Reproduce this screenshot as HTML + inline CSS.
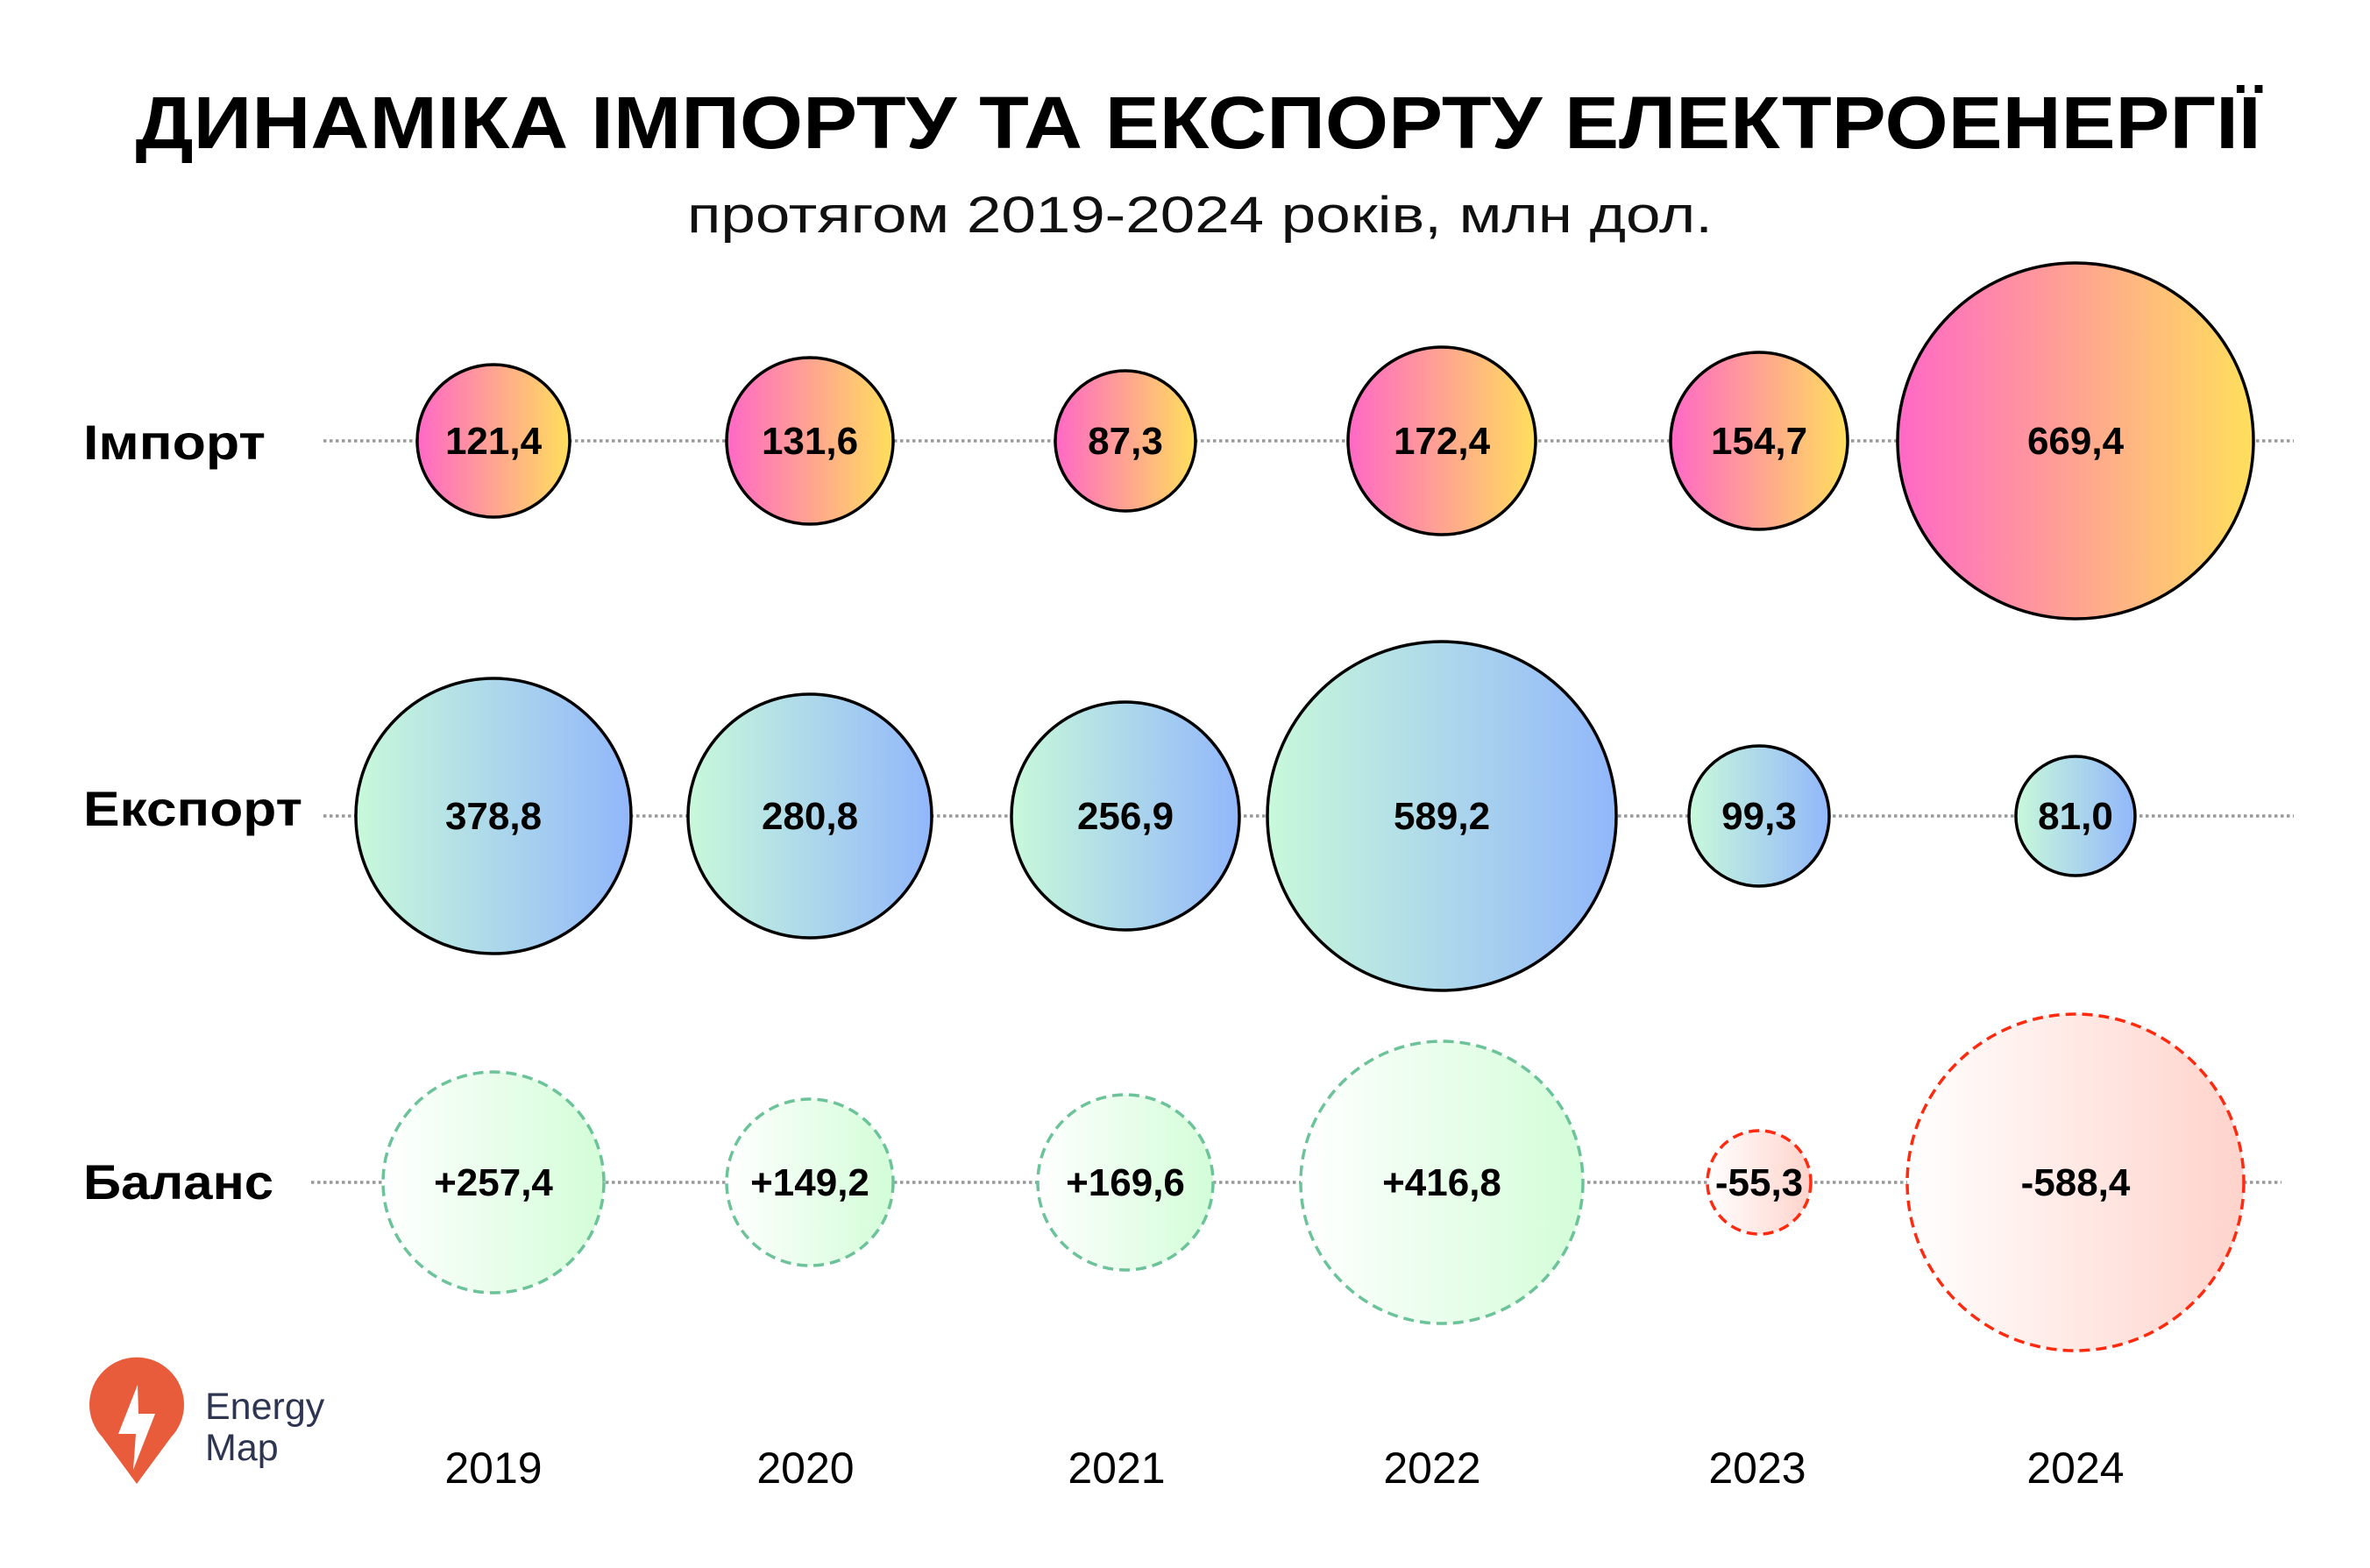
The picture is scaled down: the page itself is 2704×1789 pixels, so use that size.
<!DOCTYPE html>
<html><head><meta charset="utf-8"><style>html,body{margin:0;padding:0;background:#fff}svg{display:block}</style></head><body>
<svg width="2704" height="1789" viewBox="0 0 2704 1789" xmlns="http://www.w3.org/2000/svg" font-family="Liberation Sans, DejaVu Sans, sans-serif">
<defs>
<linearGradient id="gi" x1="0" x2="1" y1="0" y2="0"><stop offset="0" stop-color="#ff68c6"/><stop offset="1" stop-color="#ffdf5c"/></linearGradient>
<linearGradient id="ge" x1="0" x2="1" y1="0" y2="0"><stop offset="0" stop-color="#c8f9da"/><stop offset="1" stop-color="#92b7fb"/></linearGradient>
<linearGradient id="gg" x1="0" x2="1" y1="0" y2="0"><stop offset="0" stop-color="#ffffff"/><stop offset="1" stop-color="#d3fdd8"/></linearGradient>
<linearGradient id="gr" x1="0" x2="1" y1="0" y2="0"><stop offset="0" stop-color="#ffffff"/><stop offset="1" stop-color="#ffd3cb"/></linearGradient>
</defs>
<rect width="2704" height="1789" fill="#fff"/>
<text x="1367" y="169" text-anchor="middle" font-size="84" font-weight="bold" textLength="2425" lengthAdjust="spacingAndGlyphs" fill="#000">ДИНАМІКА ІМПОРТУ ТА ЕКСПОРТУ ЕЛЕКТРОЕНЕРГІЇ</text>
<text x="1369" y="265" text-anchor="middle" font-size="58" textLength="1170" lengthAdjust="spacingAndGlyphs" fill="#111">протягом 2019-2024 років, млн дол.</text>
<g stroke="#999" stroke-width="3.5" stroke-dasharray="3.5 3.5">
<line x1="369" y1="503" x2="2617" y2="503"/>
<line x1="369" y1="931" x2="2617" y2="931"/>
<line x1="355" y1="1349" x2="2603" y2="1349"/>
</g>
<g font-size="56" font-weight="bold" fill="#000">
<text x="95" y="524" textLength="208" lengthAdjust="spacingAndGlyphs">Імпорт</text>
<text x="95" y="942" textLength="250" lengthAdjust="spacingAndGlyphs">Експорт</text>
<text x="95" y="1368" textLength="217" lengthAdjust="spacingAndGlyphs">Баланс</text>
</g>
<g stroke="#000" stroke-width="3.5" fill="url(#gi)">
<circle cx="563" cy="503" r="87"/><circle cx="924" cy="503" r="95"/><circle cx="1284" cy="503" r="80"/>
<circle cx="1645" cy="503" r="107"/><circle cx="2007" cy="503" r="101"/><circle cx="2368" cy="503" r="203"/>
</g>
<g stroke="#000" stroke-width="3.5" fill="url(#ge)">
<circle cx="563" cy="931" r="157"/><circle cx="924" cy="931" r="139"/><circle cx="1284" cy="931" r="130"/>
<circle cx="1645" cy="931" r="199"/><circle cx="2007" cy="931" r="80"/><circle cx="2368" cy="931" r="68"/>
</g>
<g stroke="#6cc39a" stroke-width="3.5" stroke-dasharray="12 7" fill="url(#gg)">
<circle cx="563" cy="1349" r="126"/><circle cx="924" cy="1349" r="95"/><circle cx="1284" cy="1349" r="100"/>
<circle cx="1645" cy="1349" r="161"/>
</g>
<g stroke="#ff2a0f" stroke-width="3.5" stroke-dasharray="12 7" fill="url(#gr)">
<circle cx="2007" cy="1349" r="59"/><circle cx="2368" cy="1349" r="192"/>
</g>
<g font-size="44" font-weight="bold" fill="#000" text-anchor="middle">
<text x="563" y="518">121,4</text><text x="924" y="518">131,6</text><text x="1284" y="518">87,3</text>
<text x="1645" y="518">172,4</text><text x="2007" y="518">154,7</text><text x="2368" y="518">669,4</text>
<text x="563" y="946">378,8</text><text x="924" y="946">280,8</text><text x="1284" y="946">256,9</text>
<text x="1645" y="946">589,2</text><text x="2007" y="946">99,3</text><text x="2368" y="946">81,0</text>
<text x="563" y="1364">+257,4</text><text x="924" y="1364">+149,2</text><text x="1284" y="1364">+169,6</text>
<text x="1645" y="1364">+416,8</text><text x="2007" y="1364">-55,3</text><text x="2368" y="1364">-588,4</text>
</g>
<g font-size="50" fill="#000" text-anchor="middle">
<text x="563" y="1692">2019</text><text x="919" y="1692">2020</text><text x="1274" y="1692">2021</text>
<text x="1634" y="1692">2022</text><text x="2005" y="1692">2023</text><text x="2368" y="1692">2024</text>
</g>
<path d="M156 1693 L117 1640 A54 54 0 1 1 195 1640 Z" fill="#e85c3c"/>
<path d="M157 1580 L135 1636 L155 1636 L152 1677 L177 1613 L158 1613 Z" fill="#fff"/>
<g font-size="43" fill="#2e3551">
<text x="234" y="1619">Energy</text>
<text x="234" y="1666">Map</text>
</g>
</svg>
</body></html>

• [AIM OF THE TASK] Every line above should be repeated exactly; pictures stay out of the copy.

• [OUTPUT OF THE TASK]
Reproduce this screenshot as HTML + inline CSS.
The picture is scaled down: the page itself is 2704×1789 pixels, so use that size.
<!DOCTYPE html>
<html><head><meta charset="utf-8"><style>html,body{margin:0;padding:0;background:#fff}svg{display:block}</style></head><body>
<svg width="2704" height="1789" viewBox="0 0 2704 1789" xmlns="http://www.w3.org/2000/svg" font-family="Liberation Sans, DejaVu Sans, sans-serif">
<defs>
<linearGradient id="gi" x1="0" x2="1" y1="0" y2="0"><stop offset="0" stop-color="#ff68c6"/><stop offset="1" stop-color="#ffdf5c"/></linearGradient>
<linearGradient id="ge" x1="0" x2="1" y1="0" y2="0"><stop offset="0" stop-color="#c8f9da"/><stop offset="1" stop-color="#92b7fb"/></linearGradient>
<linearGradient id="gg" x1="0" x2="1" y1="0" y2="0"><stop offset="0" stop-color="#ffffff"/><stop offset="1" stop-color="#d3fdd8"/></linearGradient>
<linearGradient id="gr" x1="0" x2="1" y1="0" y2="0"><stop offset="0" stop-color="#ffffff"/><stop offset="1" stop-color="#ffd3cb"/></linearGradient>
</defs>
<rect width="2704" height="1789" fill="#fff"/>
<text x="1367" y="169" text-anchor="middle" font-size="84" font-weight="bold" textLength="2425" lengthAdjust="spacingAndGlyphs" fill="#000">ДИНАМІКА ІМПОРТУ ТА ЕКСПОРТУ ЕЛЕКТРОЕНЕРГІЇ</text>
<text x="1369" y="265" text-anchor="middle" font-size="58" textLength="1170" lengthAdjust="spacingAndGlyphs" fill="#111">протягом 2019-2024 років, млн дол.</text>
<g stroke="#999" stroke-width="3.5" stroke-dasharray="3.5 3.5">
<line x1="369" y1="503" x2="2617" y2="503"/>
<line x1="369" y1="931" x2="2617" y2="931"/>
<line x1="355" y1="1349" x2="2603" y2="1349"/>
</g>
<g font-size="56" font-weight="bold" fill="#000">
<text x="95" y="524" textLength="208" lengthAdjust="spacingAndGlyphs">Імпорт</text>
<text x="95" y="942" textLength="250" lengthAdjust="spacingAndGlyphs">Експорт</text>
<text x="95" y="1368" textLength="217" lengthAdjust="spacingAndGlyphs">Баланс</text>
</g>
<g stroke="#000" stroke-width="3.5" fill="url(#gi)">
<circle cx="563" cy="503" r="87"/><circle cx="924" cy="503" r="95"/><circle cx="1284" cy="503" r="80"/>
<circle cx="1645" cy="503" r="107"/><circle cx="2007" cy="503" r="101"/><circle cx="2368" cy="503" r="203"/>
</g>
<g stroke="#000" stroke-width="3.5" fill="url(#ge)">
<circle cx="563" cy="931" r="157"/><circle cx="924" cy="931" r="139"/><circle cx="1284" cy="931" r="130"/>
<circle cx="1645" cy="931" r="199"/><circle cx="2007" cy="931" r="80"/><circle cx="2368" cy="931" r="68"/>
</g>
<g stroke="#6cc39a" stroke-width="3.5" stroke-dasharray="12 7" fill="url(#gg)">
<circle cx="563" cy="1349" r="126"/><circle cx="924" cy="1349" r="95"/><circle cx="1284" cy="1349" r="100"/>
<circle cx="1645" cy="1349" r="161"/>
</g>
<g stroke="#ff2a0f" stroke-width="3.5" stroke-dasharray="12 7" fill="url(#gr)">
<circle cx="2007" cy="1349" r="59"/><circle cx="2368" cy="1349" r="192"/>
</g>
<g font-size="44" font-weight="bold" fill="#000" text-anchor="middle">
<text x="563" y="518">121,4</text><text x="924" y="518">131,6</text><text x="1284" y="518">87,3</text>
<text x="1645" y="518">172,4</text><text x="2007" y="518">154,7</text><text x="2368" y="518">669,4</text>
<text x="563" y="946">378,8</text><text x="924" y="946">280,8</text><text x="1284" y="946">256,9</text>
<text x="1645" y="946">589,2</text><text x="2007" y="946">99,3</text><text x="2368" y="946">81,0</text>
<text x="563" y="1364">+257,4</text><text x="924" y="1364">+149,2</text><text x="1284" y="1364">+169,6</text>
<text x="1645" y="1364">+416,8</text><text x="2007" y="1364">-55,3</text><text x="2368" y="1364">-588,4</text>
</g>
<g font-size="50" fill="#000" text-anchor="middle">
<text x="563" y="1692">2019</text><text x="919" y="1692">2020</text><text x="1274" y="1692">2021</text>
<text x="1634" y="1692">2022</text><text x="2005" y="1692">2023</text><text x="2368" y="1692">2024</text>
</g>
<path d="M156 1693 L117 1640 A54 54 0 1 1 195 1640 Z" fill="#e85c3c"/>
<path d="M157 1580 L135 1636 L155 1636 L152 1677 L177 1613 L158 1613 Z" fill="#fff"/>
<g font-size="43" fill="#2e3551">
<text x="234" y="1619">Energy</text>
<text x="234" y="1666">Map</text>
</g>
</svg>
</body></html>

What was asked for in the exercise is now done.